::: Source data
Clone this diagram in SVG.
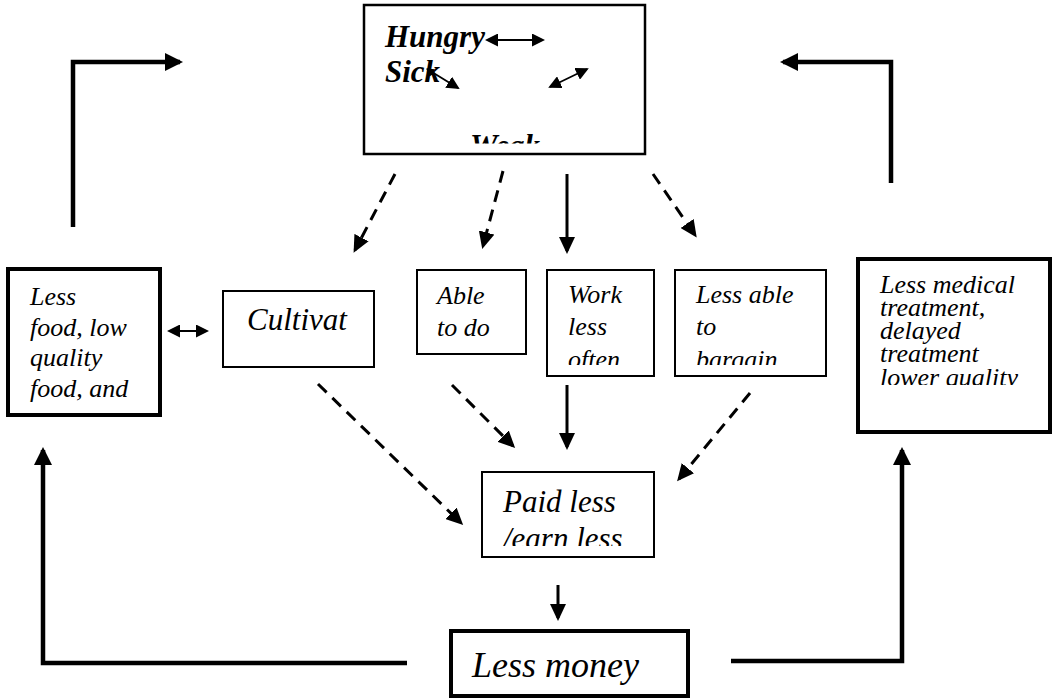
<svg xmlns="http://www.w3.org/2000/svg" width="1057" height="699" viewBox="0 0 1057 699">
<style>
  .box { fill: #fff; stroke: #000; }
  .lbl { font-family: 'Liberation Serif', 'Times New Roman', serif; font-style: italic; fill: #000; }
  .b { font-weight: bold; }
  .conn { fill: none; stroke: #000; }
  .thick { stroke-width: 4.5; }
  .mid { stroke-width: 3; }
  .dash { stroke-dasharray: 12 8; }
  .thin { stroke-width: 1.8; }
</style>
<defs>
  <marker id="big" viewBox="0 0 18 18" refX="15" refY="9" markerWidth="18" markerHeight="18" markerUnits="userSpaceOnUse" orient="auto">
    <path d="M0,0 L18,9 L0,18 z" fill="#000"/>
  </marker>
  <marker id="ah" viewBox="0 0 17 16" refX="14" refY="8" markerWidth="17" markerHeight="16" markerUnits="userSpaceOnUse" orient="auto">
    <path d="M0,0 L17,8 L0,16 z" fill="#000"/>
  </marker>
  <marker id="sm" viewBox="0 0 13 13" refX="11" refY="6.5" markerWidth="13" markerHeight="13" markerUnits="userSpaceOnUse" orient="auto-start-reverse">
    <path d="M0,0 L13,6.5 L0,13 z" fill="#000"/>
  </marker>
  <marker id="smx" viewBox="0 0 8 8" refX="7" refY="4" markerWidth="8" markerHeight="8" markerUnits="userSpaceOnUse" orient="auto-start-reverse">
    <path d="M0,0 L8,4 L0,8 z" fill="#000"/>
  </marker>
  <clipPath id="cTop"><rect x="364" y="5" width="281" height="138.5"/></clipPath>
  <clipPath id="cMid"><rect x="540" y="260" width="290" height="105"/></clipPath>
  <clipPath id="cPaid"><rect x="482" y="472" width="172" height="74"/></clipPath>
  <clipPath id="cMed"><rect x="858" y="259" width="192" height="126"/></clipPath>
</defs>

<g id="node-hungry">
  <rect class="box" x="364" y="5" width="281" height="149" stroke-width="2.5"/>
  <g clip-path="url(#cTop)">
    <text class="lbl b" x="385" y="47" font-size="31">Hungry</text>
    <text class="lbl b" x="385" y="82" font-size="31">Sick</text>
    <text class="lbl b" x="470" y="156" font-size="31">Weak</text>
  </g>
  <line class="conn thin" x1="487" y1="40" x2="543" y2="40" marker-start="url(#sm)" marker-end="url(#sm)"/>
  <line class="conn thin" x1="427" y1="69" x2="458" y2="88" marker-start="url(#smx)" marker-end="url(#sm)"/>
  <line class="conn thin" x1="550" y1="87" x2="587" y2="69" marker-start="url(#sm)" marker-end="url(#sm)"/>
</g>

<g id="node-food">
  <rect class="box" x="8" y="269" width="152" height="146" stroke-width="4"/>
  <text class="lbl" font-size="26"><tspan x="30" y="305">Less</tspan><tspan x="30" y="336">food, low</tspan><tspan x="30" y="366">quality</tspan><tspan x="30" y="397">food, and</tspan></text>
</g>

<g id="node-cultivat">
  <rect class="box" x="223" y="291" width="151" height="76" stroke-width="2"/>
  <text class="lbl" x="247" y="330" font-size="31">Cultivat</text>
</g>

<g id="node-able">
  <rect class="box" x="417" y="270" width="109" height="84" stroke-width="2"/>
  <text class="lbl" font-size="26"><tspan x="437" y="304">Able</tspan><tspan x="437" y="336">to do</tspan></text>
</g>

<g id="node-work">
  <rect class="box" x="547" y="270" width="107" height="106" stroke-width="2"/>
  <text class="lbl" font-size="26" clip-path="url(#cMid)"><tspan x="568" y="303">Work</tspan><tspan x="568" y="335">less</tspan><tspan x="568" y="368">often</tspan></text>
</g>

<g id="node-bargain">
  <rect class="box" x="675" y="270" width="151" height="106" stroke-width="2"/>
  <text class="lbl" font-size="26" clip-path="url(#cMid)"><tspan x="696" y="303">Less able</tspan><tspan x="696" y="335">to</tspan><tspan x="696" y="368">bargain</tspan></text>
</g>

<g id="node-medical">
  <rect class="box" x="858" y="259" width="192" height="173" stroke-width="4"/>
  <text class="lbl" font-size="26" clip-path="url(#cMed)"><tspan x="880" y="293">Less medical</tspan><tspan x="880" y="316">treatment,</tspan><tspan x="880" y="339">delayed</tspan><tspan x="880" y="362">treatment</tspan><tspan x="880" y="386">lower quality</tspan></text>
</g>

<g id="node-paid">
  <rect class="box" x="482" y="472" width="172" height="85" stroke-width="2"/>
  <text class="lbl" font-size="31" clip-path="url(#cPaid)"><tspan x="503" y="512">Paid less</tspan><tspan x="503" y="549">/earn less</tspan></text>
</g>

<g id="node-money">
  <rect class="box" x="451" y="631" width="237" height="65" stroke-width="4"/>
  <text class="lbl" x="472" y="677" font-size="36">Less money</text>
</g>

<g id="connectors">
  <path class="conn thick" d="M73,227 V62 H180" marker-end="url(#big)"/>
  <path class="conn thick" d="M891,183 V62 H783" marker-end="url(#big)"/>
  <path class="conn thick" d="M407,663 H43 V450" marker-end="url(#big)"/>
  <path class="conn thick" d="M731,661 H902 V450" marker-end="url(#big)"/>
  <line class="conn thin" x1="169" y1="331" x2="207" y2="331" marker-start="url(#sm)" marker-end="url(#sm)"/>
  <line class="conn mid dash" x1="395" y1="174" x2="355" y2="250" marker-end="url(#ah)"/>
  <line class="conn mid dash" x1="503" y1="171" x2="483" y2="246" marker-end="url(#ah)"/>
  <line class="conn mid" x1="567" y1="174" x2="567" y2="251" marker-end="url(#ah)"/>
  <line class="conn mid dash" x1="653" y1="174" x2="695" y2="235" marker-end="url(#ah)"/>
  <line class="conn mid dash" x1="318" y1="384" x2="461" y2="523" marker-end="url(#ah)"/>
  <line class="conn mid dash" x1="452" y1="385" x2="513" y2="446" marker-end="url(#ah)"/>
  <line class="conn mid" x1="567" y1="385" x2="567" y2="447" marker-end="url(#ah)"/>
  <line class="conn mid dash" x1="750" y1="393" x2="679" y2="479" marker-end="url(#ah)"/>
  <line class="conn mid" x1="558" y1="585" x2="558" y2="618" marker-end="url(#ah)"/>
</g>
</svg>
::::::
### Given instruction
Write out every line above exactly as it is, leaving out the pictures.

### Output for this task
Clone this diagram in SVG.
<svg xmlns="http://www.w3.org/2000/svg" width="1057" height="699" viewBox="0 0 1057 699">
<style>
  .box { fill: #fff; stroke: #000; }
  .lbl { font-family: 'Liberation Serif', 'Times New Roman', serif; font-style: italic; fill: #000; }
  .b { font-weight: bold; }
  .conn { fill: none; stroke: #000; }
  .thick { stroke-width: 4.5; }
  .mid { stroke-width: 3; }
  .dash { stroke-dasharray: 12 8; }
  .thin { stroke-width: 1.8; }
</style>
<defs>
  <marker id="big" viewBox="0 0 18 18" refX="15" refY="9" markerWidth="18" markerHeight="18" markerUnits="userSpaceOnUse" orient="auto">
    <path d="M0,0 L18,9 L0,18 z" fill="#000"/>
  </marker>
  <marker id="ah" viewBox="0 0 17 16" refX="14" refY="8" markerWidth="17" markerHeight="16" markerUnits="userSpaceOnUse" orient="auto">
    <path d="M0,0 L17,8 L0,16 z" fill="#000"/>
  </marker>
  <marker id="sm" viewBox="0 0 13 13" refX="11" refY="6.5" markerWidth="13" markerHeight="13" markerUnits="userSpaceOnUse" orient="auto-start-reverse">
    <path d="M0,0 L13,6.5 L0,13 z" fill="#000"/>
  </marker>
  <marker id="smx" viewBox="0 0 8 8" refX="7" refY="4" markerWidth="8" markerHeight="8" markerUnits="userSpaceOnUse" orient="auto-start-reverse">
    <path d="M0,0 L8,4 L0,8 z" fill="#000"/>
  </marker>
  <clipPath id="cTop"><rect x="364" y="5" width="281" height="138.5"/></clipPath>
  <clipPath id="cMid"><rect x="540" y="260" width="290" height="105"/></clipPath>
  <clipPath id="cPaid"><rect x="482" y="472" width="172" height="74"/></clipPath>
  <clipPath id="cMed"><rect x="858" y="259" width="192" height="126"/></clipPath>
</defs>

<g id="node-hungry">
  <rect class="box" x="364" y="5" width="281" height="149" stroke-width="2.5"/>
  <g clip-path="url(#cTop)">
    <text class="lbl b" x="385" y="47" font-size="31">Hungry</text>
    <text class="lbl b" x="385" y="82" font-size="31">Sick</text>
    <text class="lbl b" x="470" y="156" font-size="31">Weak</text>
  </g>
  <line class="conn thin" x1="487" y1="40" x2="543" y2="40" marker-start="url(#sm)" marker-end="url(#sm)"/>
  <line class="conn thin" x1="427" y1="69" x2="458" y2="88" marker-start="url(#smx)" marker-end="url(#sm)"/>
  <line class="conn thin" x1="550" y1="87" x2="587" y2="69" marker-start="url(#sm)" marker-end="url(#sm)"/>
</g>

<g id="node-food">
  <rect class="box" x="8" y="269" width="152" height="146" stroke-width="4"/>
  <text class="lbl" font-size="26"><tspan x="30" y="305">Less</tspan><tspan x="30" y="336">food, low</tspan><tspan x="30" y="366">quality</tspan><tspan x="30" y="397">food, and</tspan></text>
</g>

<g id="node-cultivat">
  <rect class="box" x="223" y="291" width="151" height="76" stroke-width="2"/>
  <text class="lbl" x="247" y="330" font-size="31">Cultivat</text>
</g>

<g id="node-able">
  <rect class="box" x="417" y="270" width="109" height="84" stroke-width="2"/>
  <text class="lbl" font-size="26"><tspan x="437" y="304">Able</tspan><tspan x="437" y="336">to do</tspan></text>
</g>

<g id="node-work">
  <rect class="box" x="547" y="270" width="107" height="106" stroke-width="2"/>
  <text class="lbl" font-size="26" clip-path="url(#cMid)"><tspan x="568" y="303">Work</tspan><tspan x="568" y="335">less</tspan><tspan x="568" y="368">often</tspan></text>
</g>

<g id="node-bargain">
  <rect class="box" x="675" y="270" width="151" height="106" stroke-width="2"/>
  <text class="lbl" font-size="26" clip-path="url(#cMid)"><tspan x="696" y="303">Less able</tspan><tspan x="696" y="335">to</tspan><tspan x="696" y="368">bargain</tspan></text>
</g>

<g id="node-medical">
  <rect class="box" x="858" y="259" width="192" height="173" stroke-width="4"/>
  <text class="lbl" font-size="26" clip-path="url(#cMed)"><tspan x="880" y="293">Less medical</tspan><tspan x="880" y="316">treatment,</tspan><tspan x="880" y="339">delayed</tspan><tspan x="880" y="362">treatment</tspan><tspan x="880" y="386">lower quality</tspan></text>
</g>

<g id="node-paid">
  <rect class="box" x="482" y="472" width="172" height="85" stroke-width="2"/>
  <text class="lbl" font-size="31" clip-path="url(#cPaid)"><tspan x="503" y="512">Paid less</tspan><tspan x="503" y="549">/earn less</tspan></text>
</g>

<g id="node-money">
  <rect class="box" x="451" y="631" width="237" height="65" stroke-width="4"/>
  <text class="lbl" x="472" y="677" font-size="36">Less money</text>
</g>

<g id="connectors">
  <path class="conn thick" d="M73,227 V62 H180" marker-end="url(#big)"/>
  <path class="conn thick" d="M891,183 V62 H783" marker-end="url(#big)"/>
  <path class="conn thick" d="M407,663 H43 V450" marker-end="url(#big)"/>
  <path class="conn thick" d="M731,661 H902 V450" marker-end="url(#big)"/>
  <line class="conn thin" x1="169" y1="331" x2="207" y2="331" marker-start="url(#sm)" marker-end="url(#sm)"/>
  <line class="conn mid dash" x1="395" y1="174" x2="355" y2="250" marker-end="url(#ah)"/>
  <line class="conn mid dash" x1="503" y1="171" x2="483" y2="246" marker-end="url(#ah)"/>
  <line class="conn mid" x1="567" y1="174" x2="567" y2="251" marker-end="url(#ah)"/>
  <line class="conn mid dash" x1="653" y1="174" x2="695" y2="235" marker-end="url(#ah)"/>
  <line class="conn mid dash" x1="318" y1="384" x2="461" y2="523" marker-end="url(#ah)"/>
  <line class="conn mid dash" x1="452" y1="385" x2="513" y2="446" marker-end="url(#ah)"/>
  <line class="conn mid" x1="567" y1="385" x2="567" y2="447" marker-end="url(#ah)"/>
  <line class="conn mid dash" x1="750" y1="393" x2="679" y2="479" marker-end="url(#ah)"/>
  <line class="conn mid" x1="558" y1="585" x2="558" y2="618" marker-end="url(#ah)"/>
</g>
</svg>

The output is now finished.